Return, exactly as written, the lines that start at the one holding "What React, TypeScript" and end at the one holding "Chart.register(...registerables);", with both of those lines kept. Skip any pictures.

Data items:
--*--

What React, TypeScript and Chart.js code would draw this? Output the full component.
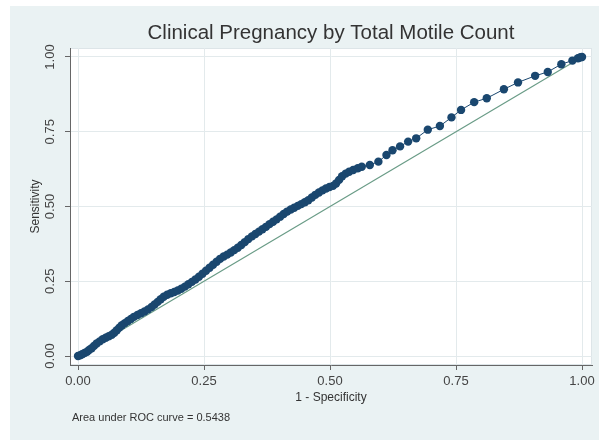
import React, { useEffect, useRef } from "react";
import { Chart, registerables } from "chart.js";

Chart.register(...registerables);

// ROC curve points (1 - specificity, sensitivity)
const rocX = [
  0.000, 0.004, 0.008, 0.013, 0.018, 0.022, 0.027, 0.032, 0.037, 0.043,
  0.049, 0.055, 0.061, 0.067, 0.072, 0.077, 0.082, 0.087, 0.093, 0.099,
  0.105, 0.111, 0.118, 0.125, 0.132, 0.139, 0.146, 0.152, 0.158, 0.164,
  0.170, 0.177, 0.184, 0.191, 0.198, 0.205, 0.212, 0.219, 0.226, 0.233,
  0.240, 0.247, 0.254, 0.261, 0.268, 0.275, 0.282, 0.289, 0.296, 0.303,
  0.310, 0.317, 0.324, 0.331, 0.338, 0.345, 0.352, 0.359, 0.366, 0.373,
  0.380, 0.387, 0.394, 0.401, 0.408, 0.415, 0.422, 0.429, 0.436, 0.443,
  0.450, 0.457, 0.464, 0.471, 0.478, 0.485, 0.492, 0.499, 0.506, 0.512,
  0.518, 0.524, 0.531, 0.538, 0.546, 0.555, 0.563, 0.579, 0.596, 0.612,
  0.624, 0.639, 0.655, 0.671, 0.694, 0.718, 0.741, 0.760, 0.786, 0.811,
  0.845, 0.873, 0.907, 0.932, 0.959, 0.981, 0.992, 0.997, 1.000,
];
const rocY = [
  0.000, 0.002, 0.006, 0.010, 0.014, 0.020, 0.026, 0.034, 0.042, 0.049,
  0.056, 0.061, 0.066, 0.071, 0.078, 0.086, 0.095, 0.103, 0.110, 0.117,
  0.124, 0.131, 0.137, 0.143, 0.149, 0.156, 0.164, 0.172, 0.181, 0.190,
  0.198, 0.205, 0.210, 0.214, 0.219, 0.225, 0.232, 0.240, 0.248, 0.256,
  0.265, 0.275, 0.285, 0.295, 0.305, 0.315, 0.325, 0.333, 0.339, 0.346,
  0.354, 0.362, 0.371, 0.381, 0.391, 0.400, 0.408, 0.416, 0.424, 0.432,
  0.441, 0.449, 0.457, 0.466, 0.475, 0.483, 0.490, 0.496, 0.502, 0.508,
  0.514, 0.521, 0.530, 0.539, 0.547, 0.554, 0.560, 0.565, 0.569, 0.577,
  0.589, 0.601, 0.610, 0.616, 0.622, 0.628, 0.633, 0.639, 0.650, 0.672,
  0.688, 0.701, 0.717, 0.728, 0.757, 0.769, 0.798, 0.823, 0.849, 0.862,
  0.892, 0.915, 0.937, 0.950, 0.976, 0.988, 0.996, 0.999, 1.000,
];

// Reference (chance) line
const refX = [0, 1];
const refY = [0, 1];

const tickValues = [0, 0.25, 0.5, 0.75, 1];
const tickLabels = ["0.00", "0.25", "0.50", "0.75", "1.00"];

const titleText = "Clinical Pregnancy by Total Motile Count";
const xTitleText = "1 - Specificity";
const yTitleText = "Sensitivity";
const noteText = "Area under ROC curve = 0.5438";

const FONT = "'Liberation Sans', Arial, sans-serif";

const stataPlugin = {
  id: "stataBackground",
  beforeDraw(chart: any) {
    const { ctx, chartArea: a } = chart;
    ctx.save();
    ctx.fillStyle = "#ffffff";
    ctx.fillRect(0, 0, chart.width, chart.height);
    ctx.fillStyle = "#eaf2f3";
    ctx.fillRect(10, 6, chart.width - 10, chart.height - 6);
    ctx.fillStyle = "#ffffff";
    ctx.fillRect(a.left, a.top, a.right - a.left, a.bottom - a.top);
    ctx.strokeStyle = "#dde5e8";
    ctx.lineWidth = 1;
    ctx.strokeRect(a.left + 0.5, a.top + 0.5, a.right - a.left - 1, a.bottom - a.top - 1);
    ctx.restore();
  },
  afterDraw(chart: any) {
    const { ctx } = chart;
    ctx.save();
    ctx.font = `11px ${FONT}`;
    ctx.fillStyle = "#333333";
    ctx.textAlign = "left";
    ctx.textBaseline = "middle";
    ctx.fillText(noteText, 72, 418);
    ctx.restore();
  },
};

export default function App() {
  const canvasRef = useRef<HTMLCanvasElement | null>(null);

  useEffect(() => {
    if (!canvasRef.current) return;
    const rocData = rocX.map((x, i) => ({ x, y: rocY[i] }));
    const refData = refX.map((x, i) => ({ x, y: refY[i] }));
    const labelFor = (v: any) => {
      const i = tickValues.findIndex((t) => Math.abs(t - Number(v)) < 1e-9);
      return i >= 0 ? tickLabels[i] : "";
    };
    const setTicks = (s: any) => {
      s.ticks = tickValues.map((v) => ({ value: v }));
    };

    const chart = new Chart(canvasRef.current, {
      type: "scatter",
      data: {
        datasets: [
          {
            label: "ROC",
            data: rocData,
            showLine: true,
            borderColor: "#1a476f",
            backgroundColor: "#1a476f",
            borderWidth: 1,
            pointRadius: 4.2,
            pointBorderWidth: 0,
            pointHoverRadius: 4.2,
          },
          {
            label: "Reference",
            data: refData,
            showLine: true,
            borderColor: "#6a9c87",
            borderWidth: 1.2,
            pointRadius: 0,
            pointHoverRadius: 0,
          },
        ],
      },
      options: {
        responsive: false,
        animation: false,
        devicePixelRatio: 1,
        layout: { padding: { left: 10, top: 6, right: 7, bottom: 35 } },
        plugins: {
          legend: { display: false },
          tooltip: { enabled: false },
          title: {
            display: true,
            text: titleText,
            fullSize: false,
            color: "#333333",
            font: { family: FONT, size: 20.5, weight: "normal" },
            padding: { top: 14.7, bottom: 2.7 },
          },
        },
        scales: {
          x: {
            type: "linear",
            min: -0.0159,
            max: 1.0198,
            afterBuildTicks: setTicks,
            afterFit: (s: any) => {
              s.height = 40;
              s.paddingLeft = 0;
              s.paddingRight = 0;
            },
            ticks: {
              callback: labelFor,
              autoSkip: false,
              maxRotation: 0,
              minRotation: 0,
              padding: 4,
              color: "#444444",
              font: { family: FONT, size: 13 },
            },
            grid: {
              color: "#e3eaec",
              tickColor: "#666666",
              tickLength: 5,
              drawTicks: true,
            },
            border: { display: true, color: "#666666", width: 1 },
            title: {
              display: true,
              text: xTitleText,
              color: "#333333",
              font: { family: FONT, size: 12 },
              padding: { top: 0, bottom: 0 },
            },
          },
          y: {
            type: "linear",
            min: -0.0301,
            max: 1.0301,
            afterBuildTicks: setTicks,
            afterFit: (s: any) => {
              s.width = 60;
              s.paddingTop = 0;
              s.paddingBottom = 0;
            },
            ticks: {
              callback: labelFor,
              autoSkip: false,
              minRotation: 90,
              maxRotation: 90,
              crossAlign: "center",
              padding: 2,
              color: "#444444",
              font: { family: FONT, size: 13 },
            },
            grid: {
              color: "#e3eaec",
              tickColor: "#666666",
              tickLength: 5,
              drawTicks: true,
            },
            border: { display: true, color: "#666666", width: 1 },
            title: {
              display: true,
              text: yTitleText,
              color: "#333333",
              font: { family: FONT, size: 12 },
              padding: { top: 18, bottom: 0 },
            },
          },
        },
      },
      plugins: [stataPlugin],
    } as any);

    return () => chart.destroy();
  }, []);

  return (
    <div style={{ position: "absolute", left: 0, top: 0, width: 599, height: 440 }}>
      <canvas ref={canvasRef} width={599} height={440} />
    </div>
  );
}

--*--

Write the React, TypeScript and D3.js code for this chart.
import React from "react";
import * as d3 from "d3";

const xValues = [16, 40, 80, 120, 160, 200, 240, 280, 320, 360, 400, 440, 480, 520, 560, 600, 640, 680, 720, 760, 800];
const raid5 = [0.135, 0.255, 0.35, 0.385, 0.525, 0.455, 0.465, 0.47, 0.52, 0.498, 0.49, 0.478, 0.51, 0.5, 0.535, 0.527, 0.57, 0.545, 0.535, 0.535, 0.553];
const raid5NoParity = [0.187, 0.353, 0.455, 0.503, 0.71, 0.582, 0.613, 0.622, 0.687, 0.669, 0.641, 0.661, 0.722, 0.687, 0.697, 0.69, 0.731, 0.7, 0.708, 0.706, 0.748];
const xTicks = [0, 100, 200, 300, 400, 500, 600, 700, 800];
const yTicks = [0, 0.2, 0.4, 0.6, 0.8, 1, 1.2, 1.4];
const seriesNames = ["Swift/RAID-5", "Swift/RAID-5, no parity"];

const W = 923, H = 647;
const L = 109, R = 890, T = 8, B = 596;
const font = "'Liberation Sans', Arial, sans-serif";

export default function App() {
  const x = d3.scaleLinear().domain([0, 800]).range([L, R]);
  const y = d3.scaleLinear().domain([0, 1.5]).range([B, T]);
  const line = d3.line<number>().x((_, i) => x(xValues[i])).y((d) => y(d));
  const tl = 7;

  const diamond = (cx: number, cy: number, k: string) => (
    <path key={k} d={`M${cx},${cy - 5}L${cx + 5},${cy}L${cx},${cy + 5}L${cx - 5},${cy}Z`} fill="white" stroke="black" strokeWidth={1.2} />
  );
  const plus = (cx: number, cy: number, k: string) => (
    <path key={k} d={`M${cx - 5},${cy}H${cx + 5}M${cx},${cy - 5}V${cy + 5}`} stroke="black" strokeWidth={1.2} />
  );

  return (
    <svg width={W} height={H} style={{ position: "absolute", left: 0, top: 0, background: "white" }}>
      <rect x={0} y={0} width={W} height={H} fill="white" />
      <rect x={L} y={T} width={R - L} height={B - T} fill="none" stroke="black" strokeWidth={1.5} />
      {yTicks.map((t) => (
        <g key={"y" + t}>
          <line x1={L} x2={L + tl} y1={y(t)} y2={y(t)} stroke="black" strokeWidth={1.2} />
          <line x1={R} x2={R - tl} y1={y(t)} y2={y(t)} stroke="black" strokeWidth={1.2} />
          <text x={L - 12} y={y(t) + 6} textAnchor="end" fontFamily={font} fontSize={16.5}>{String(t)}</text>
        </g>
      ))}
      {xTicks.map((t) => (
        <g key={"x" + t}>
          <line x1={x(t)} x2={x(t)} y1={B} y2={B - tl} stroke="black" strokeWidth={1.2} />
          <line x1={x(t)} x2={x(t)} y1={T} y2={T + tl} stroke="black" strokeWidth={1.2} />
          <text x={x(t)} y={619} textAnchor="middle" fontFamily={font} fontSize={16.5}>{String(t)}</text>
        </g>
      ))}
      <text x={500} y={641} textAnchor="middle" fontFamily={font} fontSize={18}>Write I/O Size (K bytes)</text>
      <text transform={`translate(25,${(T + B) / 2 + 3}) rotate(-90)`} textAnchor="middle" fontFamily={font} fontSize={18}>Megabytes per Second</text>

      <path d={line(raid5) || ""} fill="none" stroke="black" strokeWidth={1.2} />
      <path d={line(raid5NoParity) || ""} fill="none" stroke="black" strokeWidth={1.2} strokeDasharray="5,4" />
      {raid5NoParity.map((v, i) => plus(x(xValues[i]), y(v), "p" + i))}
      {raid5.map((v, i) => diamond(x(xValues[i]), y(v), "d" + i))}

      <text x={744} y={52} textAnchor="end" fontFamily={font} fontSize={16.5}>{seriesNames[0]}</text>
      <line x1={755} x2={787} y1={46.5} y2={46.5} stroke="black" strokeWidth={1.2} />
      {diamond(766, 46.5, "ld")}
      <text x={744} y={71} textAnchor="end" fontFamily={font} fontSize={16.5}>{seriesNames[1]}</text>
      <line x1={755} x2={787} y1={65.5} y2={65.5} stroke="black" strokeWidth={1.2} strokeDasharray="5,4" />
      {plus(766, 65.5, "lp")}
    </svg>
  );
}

--*--

ANSWER TO THIS PROBLEM:
What React, TypeScript and Chart.js code would draw this? Output the full component.
import React, { useEffect, useRef } from "react";
import { Chart, registerables } from "chart.js";

Chart.register(...registerables);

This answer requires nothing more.